As open and candid as Job is before God, isn’t it interesting and impressive to learn that “Job did not sin with his lips.” (2:10). And that in the end, God says that “Job has spoken accurately about Me.” (42:7-8).
Job sometimes offered what appeared to be random insights about his life and plight. In 32:1 he offers a simple strategy to avoid lust… “I made a covenant with my eyes not to look lustfully at a young woman.” He basically made a promise with his eyes that he would refrain from looking lustfully at a woman. Would that all men make a similar covenant with their eyes.
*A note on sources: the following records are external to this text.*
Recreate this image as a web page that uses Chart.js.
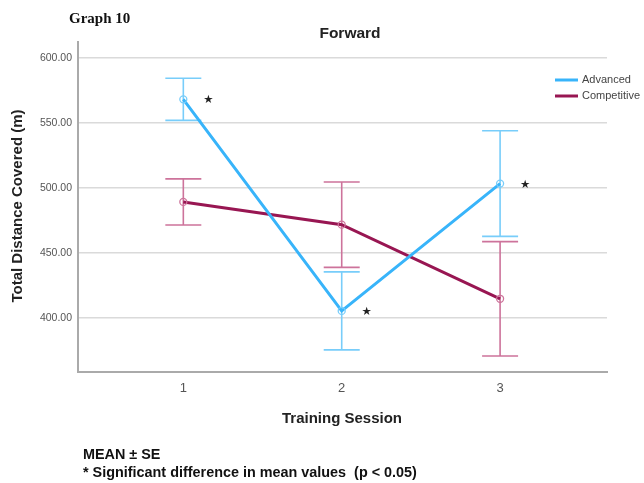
<!DOCTYPE html>
<html>
<head>
<meta charset="utf-8">
<script src="https://cdn.jsdelivr.net/npm/chart.js@4.4.1/dist/chart.umd.min.js"></script>
<style>
  html, body { margin: 0; padding: 0; background: #ffffff; }
  #wrap { width: 644px; height: 483px; position: relative; }
</style>
</head>
<body>
<div id="wrap"><canvas id="c" width="644" height="483"></canvas></div>
<script>
// Training sessions on the x axis
const sessions = [1, 2, 3];
// Mean total distance covered (m) per group
const advancedMean = [568.2, 405.5, 503.4];
const competitiveMean = [489.3, 471.8, 414.8];
// Standard error of the mean per group
const advancedSE = [16.2, 30.0, 40.6];
const competitiveSE = [17.7, 32.8, 44.0];
// Sessions where the group difference is significant (marked with a star)
const significant = [true, true, true];
// Y axis tick values
const yTicks = [400, 450, 500, 550, 600];

const blue = 'rgb(56,180,250)';
const blueBar = 'rgb(120,205,250)';
const maroon = 'rgb(152,22,82)';
const maroonBar = 'rgb(205,115,155)';

const toPoints = (vals) => sessions.map((s, i) => ({ x: s, y: vals[i] }));

// Error bars (mean ± SE) with caps
const errorBars = {
  id: 'errorBars',
  beforeDatasetsDraw(chart) {
    const { ctx, scales: { x, y } } = chart;
    chart.data.datasets.forEach((ds) => {
      ctx.save();
      ctx.strokeStyle = ds.barColor;
      ctx.lineWidth = 1.6;
      ds.data.forEach((p, i) => {
        const px = x.getPixelForValue(p.x);
        const hi = y.getPixelForValue(p.y + ds.se[i]);
        const lo = y.getPixelForValue(p.y - ds.se[i]);
        ctx.beginPath();
        ctx.moveTo(px, hi); ctx.lineTo(px, lo);
        ctx.moveTo(px - 18, hi); ctx.lineTo(px + 18, hi);
        ctx.moveTo(px - 18, lo); ctx.lineTo(px + 18, lo);
        ctx.stroke();
      });
      ctx.restore();
    });
  }
};

// Titles, legend, significance stars and footnotes
const annotations = {
  id: 'annotations',
  afterDraw(chart) {
    const { ctx, scales: { x, y } } = chart;
    ctx.save();
    ctx.fillStyle = '#111';
    ctx.textBaseline = 'middle';

    ctx.font = 'bold 15px "Liberation Serif", "DejaVu Serif", serif';
    ctx.textAlign = 'left';
    ctx.fillText('Graph 10', 69, 19);

    ctx.fillStyle = '#222';
    ctx.font = 'bold 15.5px "Liberation Sans", Arial, sans-serif';
    ctx.textAlign = 'center';
    ctx.fillText('Forward', 350, 34);

    ctx.font = 'bold 15px "Liberation Sans", Arial, sans-serif';
    ctx.fillText('Training Session', 342, 419);

    ctx.save();
    ctx.translate(18, 206);
    ctx.rotate(-Math.PI / 2);
    ctx.fillText('Total Distance Covered (m)', 0, 0);
    ctx.restore();

    // significance stars beside the Advanced means
    ctx.font = '11.5px "DejaVu Sans", sans-serif';
    ctx.fillStyle = '#222';
    sessions.forEach((s, i) => {
      if (!significant[i]) return;
      const px = x.getPixelForValue(s) + 25;
      const py = y.getPixelForValue(advancedMean[i]) + 1;
      ctx.fillText('★', px, py);
    });

    // legend
    ctx.textAlign = 'left';
    ctx.font = '11px "Liberation Sans", Arial, sans-serif';
    chart.data.datasets.forEach((ds, i) => {
      const ly = 80 + i * 16;
      ctx.strokeStyle = ds.borderColor;
      ctx.lineWidth = 3;
      ctx.beginPath();
      ctx.moveTo(555, ly); ctx.lineTo(578, ly);
      ctx.stroke();
      ctx.fillStyle = '#444';
      ctx.fillText(ds.label, 582, ly);
    });

    // footnotes
    ctx.fillStyle = '#111';
    ctx.font = 'bold 14.4px "Liberation Sans", Arial, sans-serif';
    ctx.fillText('MEAN ± SE', 83, 455);
    ctx.fillText('* Significant difference in mean values  (p < 0.05)', 83, 473);
    ctx.restore();
  }
};

new Chart(document.getElementById('c'), {
  type: 'line',
  data: {
    datasets: [
      {
        label: 'Advanced',
        data: toPoints(advancedMean),
        se: advancedSE,
        barColor: blueBar,
        borderColor: blue,
        borderWidth: 3,
        pointRadius: 3.5,
        pointBorderWidth: 1.3,
        pointBackgroundColor: 'rgba(255,255,255,0)',
        pointBorderColor: blueBar,
        tension: 0
      },
      {
        label: 'Competitive',
        data: toPoints(competitiveMean),
        se: competitiveSE,
        barColor: maroonBar,
        borderColor: maroon,
        borderWidth: 3,
        pointRadius: 3.5,
        pointBorderWidth: 1.3,
        pointBackgroundColor: 'rgba(255,255,255,0)',
        pointBorderColor: maroonBar,
        tension: 0
      }
    ]
  },
  options: {
    responsive: false,
    animation: false,
    events: [],
    layout: { padding: { top: 42, right: 37, left: 0, bottom: 0 } },
    plugins: { legend: { display: false }, title: { display: false }, tooltip: { enabled: false } },
    scales: {
      x: {
        type: 'linear',
        min: 0.335,
        max: 3.675,
        afterFit(s) { s.height = 111; },
        afterBuildTicks(s) { s.ticks = sessions.map(v => ({ value: v })); },
        grid: { display: false, drawTicks: false },
        border: { display: true, color: 'rgb(170,170,170)', width: 2 },
        ticks: {
          padding: 9,
          color: '#555',
          font: { family: '"Liberation Sans", Arial, sans-serif', size: 13 },
          callback: (v) => String(v)
        }
      },
      y: {
        min: 358.5,
        max: 612.3,
        afterFit(s) { s.width = 78; },
        afterBuildTicks(s) { s.ticks = yTicks.map(v => ({ value: v })); },
        grid: { color: 'rgb(218,218,218)', lineWidth: 1.5, drawTicks: false },
        border: { display: true, color: 'rgb(170,170,170)', width: 2 },
        ticks: {
          padding: 6,
          color: '#555',
          font: { family: '"Liberation Sans", Arial, sans-serif', size: 10.5 },
          callback: (v) => Number(v).toFixed(2)
        }
      }
    }
  },
  plugins: [errorBars, annotations]
});
</script>
</body>
</html>
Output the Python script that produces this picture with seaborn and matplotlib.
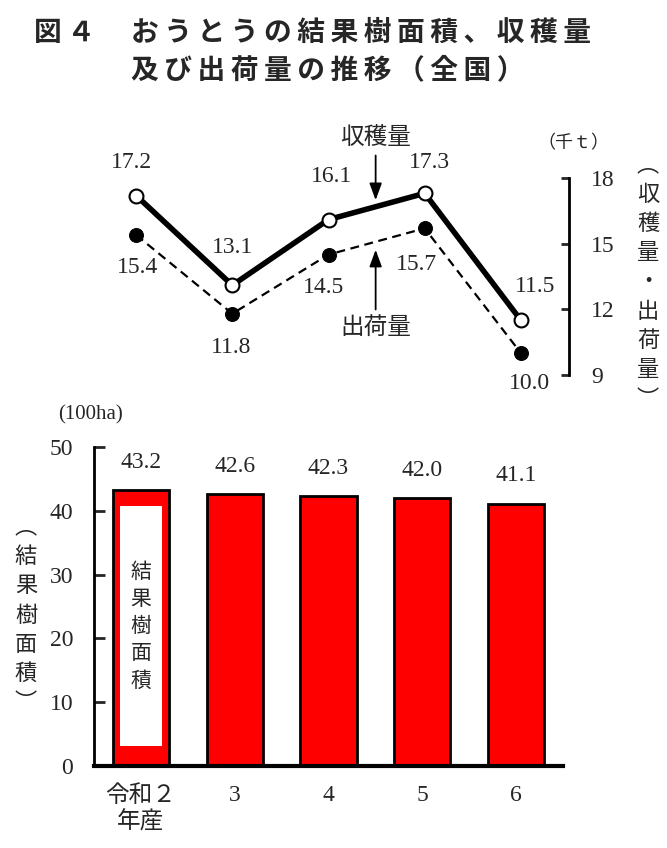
import numpy as np
import pandas as pd
import seaborn as sns
import matplotlib
matplotlib.use('Agg')
import matplotlib.pyplot as plt
from matplotlib.patches import Rectangle

# 年産ごとの値
years = ['令和２\n年産', '3', '4', '5', '6']
harvest = [17.2, 13.1, 16.1, 17.3, 11.5]    # 収穫量（千t）
shipment = [15.4, 11.8, 14.5, 15.7, 10.0]   # 出荷量（千t）
area = [43.2, 42.6, 42.3, 42.0, 41.1]       # 結果樹面積（100ha）

sns.set_theme(style='white')
NUM = ['Liberation Serif', 'Noto Sans CJK JP', 'DejaVu Sans']
JP = ['Noto Sans CJK JP', 'DejaVu Sans']
plt.rcParams['font.family'] = NUM

df_line = pd.DataFrame({'x': np.arange(len(years)), '収穫量': harvest, '出荷量': shipment})
df_bar = pd.DataFrame({'year': years, 'area': area})

W, H = 667, 848
fig = plt.figure(figsize=(W / 100, H / 100), dpi=100)
ax_l = fig.add_axes([88 / W, 1 - 375 / H, 481 / W, 197 / H])
ax_b = fig.add_axes([94 / W, 1 - 766 / H, 469 / W, 319 / H])

# ---- 上段：収穫量・出荷量（折れ線）
sns.lineplot(data=df_line, x='x', y='出荷量', ax=ax_l, color='black', lw=1.6,
             linestyle='--', marker='o', markersize=10, markerfacecolor='black',
             markeredgecolor='black', clip_on=False)
sns.lineplot(data=df_line, x='x', y='収穫量', ax=ax_l, color='black', lw=4,
             marker='o', markersize=10, markerfacecolor='white',
             markeredgecolor='black', markeredgewidth=1.5, clip_on=False)
ax_l.lines[0].set_dashes([4, 2.5])

ax_l.set_xlim(-0.5, 4.5)
ax_l.set_ylim(9, 18)
ax_l.set_yticks([9, 12, 15, 18])
ax_l.set_xticks([])
ax_l.set_xlabel('')
ax_l.set_ylabel('')
ax_l.yaxis.tick_right()
ax_l.tick_params(axis='y', direction='in', length=6, width=2, pad=16,
                 labelsize=17, right=True, left=False)
for s in ['left', 'top', 'bottom']:
    ax_l.spines[s].set_visible(False)
ax_l.spines['right'].set_linewidth(2)
ax_l.spines['right'].set_color('black')
ax_l.patch.set_alpha(0)

h_off = [(-5, 33), (0, 38), (3, 43), (5, 31), (14, 34)]
s_off = [(1, -33), (-1, -34), (-5, -33), (-8, -36), (9, -30)]
for i, v in enumerate(harvest):
    ax_l.annotate(f'{v:.1f}', (i, v), xytext=h_off[i], textcoords='offset pixels',
                  ha='center', va='center', fontsize=17, annotation_clip=False)
for i, v in enumerate(shipment):
    ax_l.annotate(f'{v:.1f}', (i, v), xytext=s_off[i], textcoords='offset pixels',
                  ha='center', va='center', fontsize=17, annotation_clip=False)

arrow = dict(arrowstyle='-|>,head_length=0.6,head_width=0.22', color='black', lw=1.3)
ax_l.annotate('収穫量', xy=(2.49, 16.86), xytext=(2.49, 19.83), ha='center', va='center',
              fontsize=17, family=JP, arrowprops=arrow, annotation_clip=False)
ax_l.annotate('出荷量', xy=(2.49, 14.85), xytext=(2.49, 11.19), ha='center', va='center',
              fontsize=17, family=JP, arrowprops=arrow, annotation_clip=False)

fig.text(573 / W, 1 - 143 / H, '（千ｔ）', ha='center', va='center', fontsize=13, family=JP)
fig.text(648 / W, 1 - 282 / H, '\n'.join('︵収穫量・出荷量︶'), ha='center', va='center',
         fontsize=16, family=JP, linespacing=1.35)

# ---- 下段：結果樹面積（棒）
sns.barplot(data=df_bar, x='year', y='area', ax=ax_b, color='#ff0000', width=0.6,
            saturation=1, edgecolor='black', linewidth=2)
ax_b.set_xlim(-0.5, 4.5)
ax_b.set_ylim(0, 50)
ax_b.set_yticks(range(0, 51, 10))
ax_b.set_xlabel('')
ax_b.set_ylabel('')
ax_b.tick_params(axis='y', direction='in', length=8, width=2, pad=15, labelsize=17, left=True)
ax_b.tick_params(axis='x', length=0, pad=14, labelsize=17)
for s in ['top', 'right']:
    ax_b.spines[s].set_visible(False)
ax_b.spines['left'].set_linewidth(2)
ax_b.spines['bottom'].set_linewidth(3)
for s in ['left', 'bottom']:
    ax_b.spines[s].set_color('black')

for i, v in enumerate(area):
    ax_b.annotate(f'{v:.1f}', (i, v), xytext=(0, 28), textcoords='offset pixels',
                  ha='center', va='center', fontsize=17)

ax_b.add_patch(Rectangle((-0.224, 3.1), 0.448, 37.7, facecolor='white',
                         edgecolor='none', zorder=3))
ax_b.text(0, 21.9, '\n'.join('結果樹面積'), ha='center', va='center', fontsize=15,
          family=JP, linespacing=1.3, zorder=4)

fig.text(91 / W, 1 - 415 / H, '(100ha)', ha='center', va='center', fontsize=15)
fig.text(26 / W, 1 - 615 / H, '\n'.join('︵結果樹面積︶'), ha='center', va='center',
         fontsize=16, family=JP, linespacing=1.35)

# ---- タイトル
fig.text(34 / W, 1 - 33 / H, '\u2009'.join('図４'), ha='left', va='center',
         fontsize=20, weight='bold', family=JP)
fig.text(131 / W, 1 - 33 / H, '\u2009'.join('おうとうの結果樹面積、収穫量'), ha='left',
         va='center', fontsize=20, weight='bold', family=JP)
fig.text(131 / W, 1 - 70 / H, '\u2009'.join('及び出荷量の推移（全国）'), ha='left',
         va='center', fontsize=20, weight='bold', family=JP)

fig.savefig('out.png', dpi=100)
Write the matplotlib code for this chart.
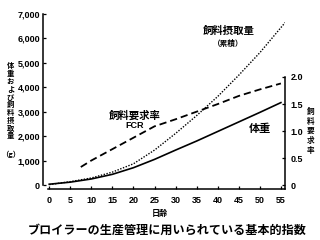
import matplotlib
matplotlib.use("Agg")
import matplotlib.pyplot as plt

plt.rcParams['font.family'] = ['Noto Sans CJK JP', 'DejaVu Sans']

# 日齢
days = [0, 5, 10, 15, 20, 25, 30, 35, 40, 45, 50, 55]
# 体重 (g)
body_weight = [45, 130, 260, 450, 720, 1060, 1440, 1810, 2200, 2590, 2980, 3380]
# 飼料摂取量（累積） (g)
feed_days = [0, 5, 10, 15, 20, 25, 30, 35, 40, 45, 50, 56]
feed_intake = [30, 150, 300, 540, 880, 1440, 2120, 2850, 3630, 4500, 5420, 6650]
# 飼料要求率 FCR
fcr_days = [7.5, 10, 15, 20, 25, 30, 35, 40, 45, 50, 55]
fcr = [0.34, 0.46, 0.67, 0.88, 1.09, 1.22, 1.36, 1.50, 1.65, 1.77, 1.88]

left_ticks = [0, 1000, 2000, 3000, 4000, 5000, 6000, 7000]
left_labels = ['0', '1,000', '2,000', '3,000', '4,000', '5,000', '6,000', '7,000']
right_ticks = [0, 0.5, 1.0, 1.5, 2.0]
right_labels = ['0', '0.5', '1.0', '1.5', '2.0']
x_ticks = [0, 5, 10, 15, 20, 25, 30, 35, 40, 45, 50, 55]

fig = plt.figure(figsize=(3.2, 2.4), dpi=100)
ax = fig.add_axes([0.134, 0.2125, 0.757, 0.7292])
ax2 = ax.twinx()

ax.plot(days, body_weight, color='black', lw=1.2)
ax.plot(feed_days, feed_intake, color='black', lw=1.0, ls=(0, (1, 1.1)))
ax2.plot(fcr_days, fcr, color='black', lw=1.3, ls=(0, (4, 2.2)))

ax.set_xlim(-1.5, 56)
ax.set_ylim(-150, 7000)
ax2.set_ylim(-0.065, 3.16)

ax.spines['top'].set_visible(False)
ax.spines['right'].set_visible(False)
ax2.spines['top'].set_visible(False)
ax2.spines['left'].set_visible(False)
ax2.spines['bottom'].set_visible(False)
ax.spines['left'].set_bounds(0, 7000)
ax.spines['bottom'].set_bounds(-0.3, 56)
ax2.spines['right'].set_bounds(-0.065, 2.0)
for s in ['left', 'bottom']:
    ax.spines[s].set_linewidth(1.1)
ax2.spines['right'].set_linewidth(1.1)

tick_font = dict(fontsize=6.5, fontweight='bold', family=['Liberation Sans', 'DejaVu Sans'])
ax.set_yticks(left_ticks)
ax.set_yticklabels(left_labels, **tick_font)
ax.set_xticks(x_ticks)
ax.set_xticklabels([str(d) for d in x_ticks], **tick_font)
ax2.set_yticks(right_ticks)
ax2.set_yticklabels(right_labels, **tick_font)
ax.tick_params(direction='in', length=2, width=0.9, pad=2)
ax.tick_params(axis='x', pad=5)
ax2.tick_params(direction='in', length=2, width=0.9, pad=4)

# 曲線のラベル
ax.text(42.6, 6300, '飼料摂取量', fontsize=7.5, fontweight='bold', ha='center', va='center')
ax.text(42.6, 5800, '（累積）', fontsize=5.5, fontweight='bold', ha='center', va='center')
ax.text(20.2, 2830, '飼料要求率', fontsize=7.5, fontweight='bold', ha='center', va='center')
ax.text(20.2, 2450, 'FCR', fontsize=6.5, fontweight='bold', ha='center', va='center',
        family=['Liberation Sans', 'DejaVu Sans'])
ax.text(50, 2330, '体重', fontsize=8, fontweight='bold', ha='center', va='center')

# 軸ラベル（縦書き）
fig.text(0.033, 0.58, '\n'.join('体重および飼料摂取量'), fontsize=5.3, fontweight='bold',
         ha='center', va='center', linespacing=1.12)
fig.text(0.033, 0.355, '（g）', fontsize=5.3, fontweight='bold', ha='center', va='center')
fig.text(0.97, 0.455, '\n'.join('飼料要求率'), fontsize=5.5, fontweight='bold',
         ha='center', va='center', linespacing=1.1)
fig.text(0.5, 0.112, '日齢', fontsize=5.8, fontweight='bold', ha='center', va='center')
fig.text(0.522, 0.04, 'ブロイラーの生産管理に用いられている基本的指数', fontsize=8.7,
         fontweight='bold', ha='center', va='center')

fig.savefig('out.png', dpi=100)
In the end of the book, God didn’t give the answers Job had been looking for. God appeared, and His presence was the answer. God Himself is the answer to all the Why questions. God offered His splendor and majesty and creative power, and even His sense of humor, and Job could only respond with awe. ‘”I am unworthy. I put my hand over my mouth.” (40:3). Job silently confirmed his earlier thoughts that we are only on the “outer fringes of your works. How faint the whisper we hear of Him.” (26:7,14). Job is wise enough to know that he is merely standing on the border of His ways. When all was said and done after God and Job finally interacted, God accepted Job, and Job grew in his knowledge of the unfathomable God.
Job never yielded to the temptations of sinning with his lips, of cursing God and giving up, of relinquishing the deep trust in God that Job enjoyed. His three hapless friends were forgiven by God after Job prayed for them, and they were redeemed after their disastrous verbal persecution of Job. Mike Mason wonders if perhaps that was one of the reasons for Job’s suffering, that his friends would in the end find their salvation. And interestingly, it is only after Job’s intercessions for his friends that he is healed and made prosperous again. There are no simple answers to why we at times plead with God in the dark and there is no answer. That only adds to the immense mystery of suffering at the hands of a righteous God.